▶ [The problem]:
Filter the entries below, keeping every line that has the word "diagram".

···

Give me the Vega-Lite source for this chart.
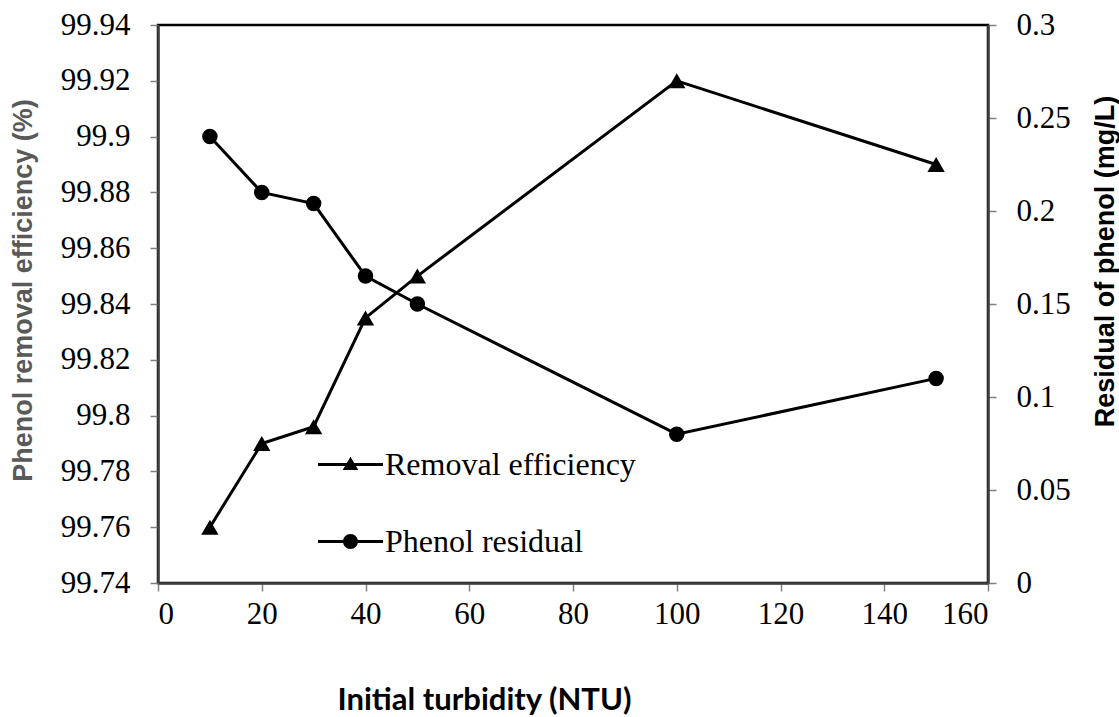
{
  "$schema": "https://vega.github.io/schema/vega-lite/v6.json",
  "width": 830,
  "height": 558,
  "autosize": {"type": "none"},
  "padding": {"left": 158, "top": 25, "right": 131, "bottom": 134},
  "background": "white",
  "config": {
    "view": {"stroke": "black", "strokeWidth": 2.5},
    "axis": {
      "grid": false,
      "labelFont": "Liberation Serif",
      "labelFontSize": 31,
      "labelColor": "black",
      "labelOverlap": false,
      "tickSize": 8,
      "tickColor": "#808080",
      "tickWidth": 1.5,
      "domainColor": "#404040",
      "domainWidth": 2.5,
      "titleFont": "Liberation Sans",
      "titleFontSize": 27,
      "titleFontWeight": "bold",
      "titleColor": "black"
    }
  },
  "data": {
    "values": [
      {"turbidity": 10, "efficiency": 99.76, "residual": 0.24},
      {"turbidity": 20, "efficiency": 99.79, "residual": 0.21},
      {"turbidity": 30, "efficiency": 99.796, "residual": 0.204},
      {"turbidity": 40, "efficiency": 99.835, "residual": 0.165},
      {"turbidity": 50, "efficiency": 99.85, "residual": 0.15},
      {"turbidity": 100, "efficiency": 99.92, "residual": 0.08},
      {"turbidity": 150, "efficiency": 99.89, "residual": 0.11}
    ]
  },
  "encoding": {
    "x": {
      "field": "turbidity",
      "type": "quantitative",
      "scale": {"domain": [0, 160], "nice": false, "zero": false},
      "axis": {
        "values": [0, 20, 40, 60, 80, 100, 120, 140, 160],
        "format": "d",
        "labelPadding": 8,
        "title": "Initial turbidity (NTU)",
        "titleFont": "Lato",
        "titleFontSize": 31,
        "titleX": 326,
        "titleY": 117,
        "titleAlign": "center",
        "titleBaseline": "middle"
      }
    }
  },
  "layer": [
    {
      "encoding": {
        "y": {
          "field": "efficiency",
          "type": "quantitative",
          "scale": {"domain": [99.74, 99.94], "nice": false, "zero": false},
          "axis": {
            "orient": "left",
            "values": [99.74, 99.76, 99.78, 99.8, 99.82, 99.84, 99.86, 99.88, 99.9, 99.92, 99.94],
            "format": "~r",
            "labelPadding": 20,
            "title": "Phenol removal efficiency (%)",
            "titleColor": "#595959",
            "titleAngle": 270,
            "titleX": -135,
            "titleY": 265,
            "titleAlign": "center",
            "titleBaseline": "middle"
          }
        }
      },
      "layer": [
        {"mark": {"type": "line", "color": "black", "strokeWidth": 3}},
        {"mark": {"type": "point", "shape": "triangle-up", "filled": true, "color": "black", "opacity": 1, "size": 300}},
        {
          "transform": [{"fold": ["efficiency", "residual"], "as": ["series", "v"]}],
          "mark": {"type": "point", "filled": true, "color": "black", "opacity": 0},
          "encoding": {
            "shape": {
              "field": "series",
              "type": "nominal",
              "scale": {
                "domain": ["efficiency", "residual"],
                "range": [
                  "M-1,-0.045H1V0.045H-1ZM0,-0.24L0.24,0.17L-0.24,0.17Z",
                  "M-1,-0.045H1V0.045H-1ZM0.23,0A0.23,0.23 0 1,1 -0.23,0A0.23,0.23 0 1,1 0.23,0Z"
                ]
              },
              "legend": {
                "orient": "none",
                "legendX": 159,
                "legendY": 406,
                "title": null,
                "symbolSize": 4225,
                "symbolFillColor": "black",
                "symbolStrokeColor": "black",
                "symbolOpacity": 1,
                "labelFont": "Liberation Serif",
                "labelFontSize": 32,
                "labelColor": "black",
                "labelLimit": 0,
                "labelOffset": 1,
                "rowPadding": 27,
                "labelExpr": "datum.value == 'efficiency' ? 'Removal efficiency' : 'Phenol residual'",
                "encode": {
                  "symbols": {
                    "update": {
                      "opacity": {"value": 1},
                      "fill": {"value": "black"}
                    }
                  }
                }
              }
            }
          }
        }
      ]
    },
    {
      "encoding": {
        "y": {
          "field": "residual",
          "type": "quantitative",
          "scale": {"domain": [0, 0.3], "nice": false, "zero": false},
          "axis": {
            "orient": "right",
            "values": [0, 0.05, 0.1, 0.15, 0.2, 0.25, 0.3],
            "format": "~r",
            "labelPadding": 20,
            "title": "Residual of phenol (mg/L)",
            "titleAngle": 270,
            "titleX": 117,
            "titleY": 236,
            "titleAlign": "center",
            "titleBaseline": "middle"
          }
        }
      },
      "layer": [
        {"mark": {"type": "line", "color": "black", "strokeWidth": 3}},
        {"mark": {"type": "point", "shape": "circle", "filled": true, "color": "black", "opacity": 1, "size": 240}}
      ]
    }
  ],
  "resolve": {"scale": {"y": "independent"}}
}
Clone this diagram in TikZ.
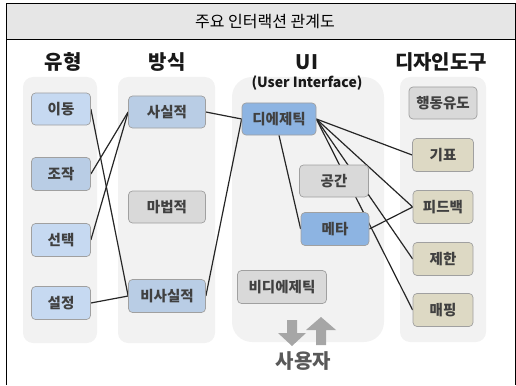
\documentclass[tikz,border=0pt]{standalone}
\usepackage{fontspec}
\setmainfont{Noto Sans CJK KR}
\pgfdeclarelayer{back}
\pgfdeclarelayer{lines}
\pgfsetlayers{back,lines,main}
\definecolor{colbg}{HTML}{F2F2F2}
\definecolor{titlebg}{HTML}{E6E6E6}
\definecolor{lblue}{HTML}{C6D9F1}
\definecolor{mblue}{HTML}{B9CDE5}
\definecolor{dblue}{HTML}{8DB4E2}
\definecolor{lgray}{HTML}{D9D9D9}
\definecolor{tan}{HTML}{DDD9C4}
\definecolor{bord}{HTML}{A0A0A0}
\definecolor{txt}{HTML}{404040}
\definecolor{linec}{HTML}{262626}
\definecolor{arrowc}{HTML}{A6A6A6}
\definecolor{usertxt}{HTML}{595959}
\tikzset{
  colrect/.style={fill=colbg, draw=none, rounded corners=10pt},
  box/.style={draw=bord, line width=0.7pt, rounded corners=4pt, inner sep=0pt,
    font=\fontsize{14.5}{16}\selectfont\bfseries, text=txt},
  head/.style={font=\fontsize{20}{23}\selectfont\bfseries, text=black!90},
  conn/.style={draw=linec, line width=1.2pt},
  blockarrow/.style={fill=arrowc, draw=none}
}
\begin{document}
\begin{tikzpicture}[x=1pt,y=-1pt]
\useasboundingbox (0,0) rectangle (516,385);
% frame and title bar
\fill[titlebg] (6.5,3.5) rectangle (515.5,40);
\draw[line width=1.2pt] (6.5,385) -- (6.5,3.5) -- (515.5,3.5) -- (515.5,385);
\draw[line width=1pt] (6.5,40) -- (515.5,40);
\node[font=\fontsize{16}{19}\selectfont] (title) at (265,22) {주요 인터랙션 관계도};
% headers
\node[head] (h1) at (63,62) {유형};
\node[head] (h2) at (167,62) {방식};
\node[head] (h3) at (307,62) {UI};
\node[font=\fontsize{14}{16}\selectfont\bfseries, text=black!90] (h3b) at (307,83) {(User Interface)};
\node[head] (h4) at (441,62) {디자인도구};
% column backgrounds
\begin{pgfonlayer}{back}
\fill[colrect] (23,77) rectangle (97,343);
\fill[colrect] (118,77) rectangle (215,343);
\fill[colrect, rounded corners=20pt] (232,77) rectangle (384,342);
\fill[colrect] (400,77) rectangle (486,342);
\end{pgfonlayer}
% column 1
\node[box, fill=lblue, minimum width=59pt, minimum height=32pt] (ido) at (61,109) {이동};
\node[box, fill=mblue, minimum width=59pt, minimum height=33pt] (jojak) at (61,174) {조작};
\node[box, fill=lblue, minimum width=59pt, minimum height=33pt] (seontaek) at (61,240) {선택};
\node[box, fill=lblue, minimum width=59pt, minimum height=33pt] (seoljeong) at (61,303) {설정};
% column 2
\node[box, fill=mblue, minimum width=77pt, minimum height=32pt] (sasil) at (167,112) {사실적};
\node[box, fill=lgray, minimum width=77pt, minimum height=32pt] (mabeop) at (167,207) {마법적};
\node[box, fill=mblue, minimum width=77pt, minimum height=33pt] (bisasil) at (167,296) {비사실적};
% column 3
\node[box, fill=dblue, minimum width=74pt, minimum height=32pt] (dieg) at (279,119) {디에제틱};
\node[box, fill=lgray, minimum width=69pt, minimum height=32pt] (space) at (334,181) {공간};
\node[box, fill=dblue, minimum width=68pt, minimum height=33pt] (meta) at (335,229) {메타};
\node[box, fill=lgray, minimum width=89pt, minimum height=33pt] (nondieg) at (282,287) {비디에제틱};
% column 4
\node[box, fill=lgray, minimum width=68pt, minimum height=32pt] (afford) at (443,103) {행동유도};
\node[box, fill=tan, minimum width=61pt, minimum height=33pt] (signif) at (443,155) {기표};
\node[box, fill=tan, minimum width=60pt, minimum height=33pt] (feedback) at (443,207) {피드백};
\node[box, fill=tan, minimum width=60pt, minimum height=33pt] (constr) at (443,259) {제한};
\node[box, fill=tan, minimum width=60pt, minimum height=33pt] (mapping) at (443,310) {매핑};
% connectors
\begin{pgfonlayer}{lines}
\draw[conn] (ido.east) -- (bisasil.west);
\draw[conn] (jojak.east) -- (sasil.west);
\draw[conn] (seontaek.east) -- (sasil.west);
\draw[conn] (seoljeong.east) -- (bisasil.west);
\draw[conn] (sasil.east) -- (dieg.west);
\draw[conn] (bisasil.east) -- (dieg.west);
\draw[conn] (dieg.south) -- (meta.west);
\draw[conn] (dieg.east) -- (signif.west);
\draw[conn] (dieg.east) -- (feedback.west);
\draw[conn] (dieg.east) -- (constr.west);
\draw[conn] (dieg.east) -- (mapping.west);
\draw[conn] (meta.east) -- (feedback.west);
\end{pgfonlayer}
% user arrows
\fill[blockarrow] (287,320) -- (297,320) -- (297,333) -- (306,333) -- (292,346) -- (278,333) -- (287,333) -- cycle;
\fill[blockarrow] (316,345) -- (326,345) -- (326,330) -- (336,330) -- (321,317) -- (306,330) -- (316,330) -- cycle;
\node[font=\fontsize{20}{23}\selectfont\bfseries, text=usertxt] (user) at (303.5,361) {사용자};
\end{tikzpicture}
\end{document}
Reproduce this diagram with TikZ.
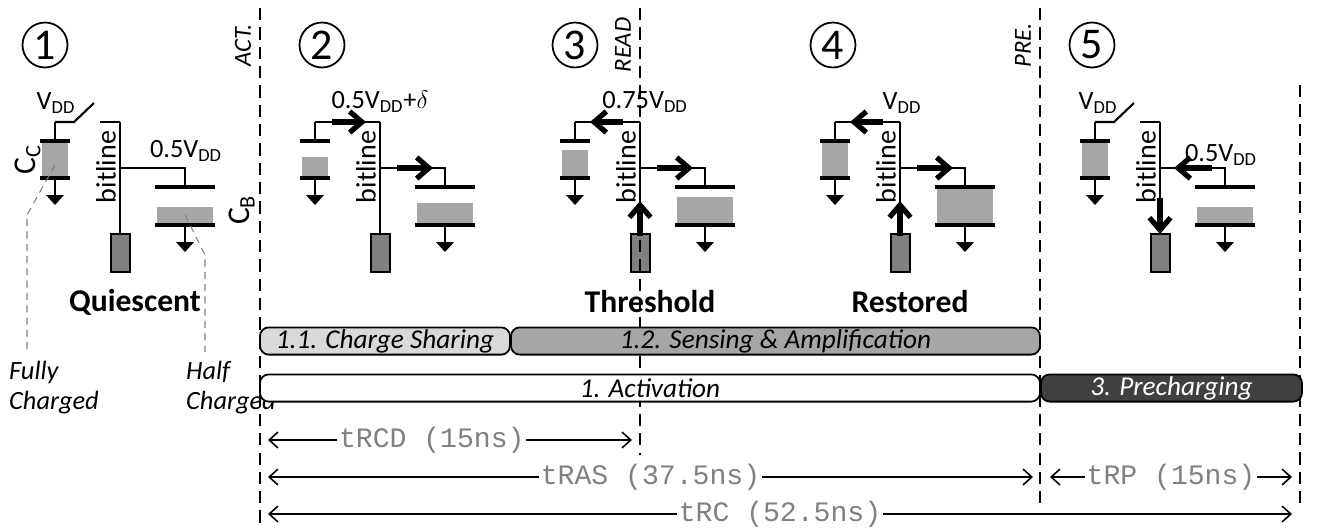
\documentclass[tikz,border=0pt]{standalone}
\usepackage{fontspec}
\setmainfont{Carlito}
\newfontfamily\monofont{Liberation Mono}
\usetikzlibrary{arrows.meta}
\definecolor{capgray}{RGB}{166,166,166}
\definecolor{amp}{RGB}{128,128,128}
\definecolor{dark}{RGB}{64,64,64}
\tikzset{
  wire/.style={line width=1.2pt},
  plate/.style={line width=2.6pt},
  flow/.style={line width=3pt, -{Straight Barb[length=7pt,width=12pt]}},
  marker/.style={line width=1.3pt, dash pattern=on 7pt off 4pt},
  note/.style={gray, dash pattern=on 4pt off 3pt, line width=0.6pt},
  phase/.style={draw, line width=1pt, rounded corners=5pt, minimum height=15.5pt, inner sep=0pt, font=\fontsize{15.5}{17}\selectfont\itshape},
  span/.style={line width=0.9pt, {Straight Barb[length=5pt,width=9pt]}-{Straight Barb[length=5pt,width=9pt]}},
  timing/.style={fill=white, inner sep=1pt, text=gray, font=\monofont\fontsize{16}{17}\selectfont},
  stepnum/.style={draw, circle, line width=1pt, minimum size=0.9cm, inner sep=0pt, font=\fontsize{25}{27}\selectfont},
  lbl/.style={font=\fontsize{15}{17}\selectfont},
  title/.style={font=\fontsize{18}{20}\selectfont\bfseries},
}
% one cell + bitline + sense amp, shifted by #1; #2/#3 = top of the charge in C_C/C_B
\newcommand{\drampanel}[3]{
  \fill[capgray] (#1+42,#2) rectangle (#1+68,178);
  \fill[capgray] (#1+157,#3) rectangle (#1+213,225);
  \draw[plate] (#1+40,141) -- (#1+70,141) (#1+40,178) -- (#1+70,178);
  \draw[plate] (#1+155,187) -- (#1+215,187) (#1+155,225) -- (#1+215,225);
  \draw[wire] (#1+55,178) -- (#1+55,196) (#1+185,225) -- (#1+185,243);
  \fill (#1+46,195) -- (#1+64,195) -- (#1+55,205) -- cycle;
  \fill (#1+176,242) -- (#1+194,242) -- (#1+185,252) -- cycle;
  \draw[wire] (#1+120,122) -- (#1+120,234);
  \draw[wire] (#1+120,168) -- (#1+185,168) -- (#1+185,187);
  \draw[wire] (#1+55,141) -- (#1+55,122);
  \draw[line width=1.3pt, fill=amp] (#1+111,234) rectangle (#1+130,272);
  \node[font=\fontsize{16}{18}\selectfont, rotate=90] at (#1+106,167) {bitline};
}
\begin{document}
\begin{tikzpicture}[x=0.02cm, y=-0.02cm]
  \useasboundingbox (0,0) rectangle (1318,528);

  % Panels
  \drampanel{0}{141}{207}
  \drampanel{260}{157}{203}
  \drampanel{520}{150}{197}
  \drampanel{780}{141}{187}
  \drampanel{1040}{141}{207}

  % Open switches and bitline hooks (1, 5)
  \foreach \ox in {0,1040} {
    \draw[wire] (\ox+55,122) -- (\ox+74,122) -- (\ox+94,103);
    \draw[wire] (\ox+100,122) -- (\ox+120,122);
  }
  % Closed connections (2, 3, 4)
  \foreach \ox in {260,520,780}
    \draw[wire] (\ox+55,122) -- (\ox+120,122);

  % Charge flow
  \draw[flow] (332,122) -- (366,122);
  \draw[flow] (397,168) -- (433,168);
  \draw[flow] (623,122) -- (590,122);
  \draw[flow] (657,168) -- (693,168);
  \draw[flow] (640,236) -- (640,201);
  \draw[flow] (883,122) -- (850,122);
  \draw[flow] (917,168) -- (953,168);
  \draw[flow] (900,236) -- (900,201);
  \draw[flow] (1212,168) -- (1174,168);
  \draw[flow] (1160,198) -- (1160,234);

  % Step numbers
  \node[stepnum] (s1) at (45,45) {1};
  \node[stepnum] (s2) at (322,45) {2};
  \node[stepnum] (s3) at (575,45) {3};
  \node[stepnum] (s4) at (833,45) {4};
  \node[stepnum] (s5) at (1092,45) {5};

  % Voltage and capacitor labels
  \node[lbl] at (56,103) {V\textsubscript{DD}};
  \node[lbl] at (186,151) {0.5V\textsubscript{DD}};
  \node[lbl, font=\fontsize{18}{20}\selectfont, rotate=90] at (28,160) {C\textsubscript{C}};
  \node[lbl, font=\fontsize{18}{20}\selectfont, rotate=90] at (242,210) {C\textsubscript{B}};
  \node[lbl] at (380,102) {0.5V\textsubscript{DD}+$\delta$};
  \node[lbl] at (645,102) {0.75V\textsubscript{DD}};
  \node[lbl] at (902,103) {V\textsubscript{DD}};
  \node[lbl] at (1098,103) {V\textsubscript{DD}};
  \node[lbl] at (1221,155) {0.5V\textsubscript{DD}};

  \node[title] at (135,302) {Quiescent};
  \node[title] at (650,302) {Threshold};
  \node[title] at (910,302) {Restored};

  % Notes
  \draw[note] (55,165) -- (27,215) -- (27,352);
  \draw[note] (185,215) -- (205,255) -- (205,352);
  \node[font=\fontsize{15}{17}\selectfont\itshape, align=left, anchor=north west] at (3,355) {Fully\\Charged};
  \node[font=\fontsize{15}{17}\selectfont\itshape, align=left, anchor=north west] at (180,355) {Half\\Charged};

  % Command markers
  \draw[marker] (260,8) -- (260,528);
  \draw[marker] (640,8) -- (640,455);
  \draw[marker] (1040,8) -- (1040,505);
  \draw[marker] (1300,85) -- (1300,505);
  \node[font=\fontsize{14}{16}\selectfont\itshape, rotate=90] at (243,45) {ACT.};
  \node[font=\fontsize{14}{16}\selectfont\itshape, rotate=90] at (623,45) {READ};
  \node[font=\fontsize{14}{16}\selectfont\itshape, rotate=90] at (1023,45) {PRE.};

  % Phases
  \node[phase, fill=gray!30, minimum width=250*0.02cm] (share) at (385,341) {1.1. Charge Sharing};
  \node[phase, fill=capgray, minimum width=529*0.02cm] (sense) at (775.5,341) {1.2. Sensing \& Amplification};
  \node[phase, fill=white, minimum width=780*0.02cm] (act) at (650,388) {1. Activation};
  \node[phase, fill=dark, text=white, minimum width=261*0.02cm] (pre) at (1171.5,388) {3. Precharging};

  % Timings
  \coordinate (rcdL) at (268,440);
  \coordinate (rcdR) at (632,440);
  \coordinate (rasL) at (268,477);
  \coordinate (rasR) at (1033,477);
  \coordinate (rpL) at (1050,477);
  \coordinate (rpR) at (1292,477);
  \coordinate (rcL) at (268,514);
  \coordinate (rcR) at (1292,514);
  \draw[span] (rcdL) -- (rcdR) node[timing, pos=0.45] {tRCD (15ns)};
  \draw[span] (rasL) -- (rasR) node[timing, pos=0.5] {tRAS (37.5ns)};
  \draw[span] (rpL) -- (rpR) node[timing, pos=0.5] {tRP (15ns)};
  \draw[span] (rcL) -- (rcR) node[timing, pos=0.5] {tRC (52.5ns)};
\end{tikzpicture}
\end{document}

···

▶ [The answer]:
Clone this diagram in TikZ.
Reproduce this diagram with TikZ.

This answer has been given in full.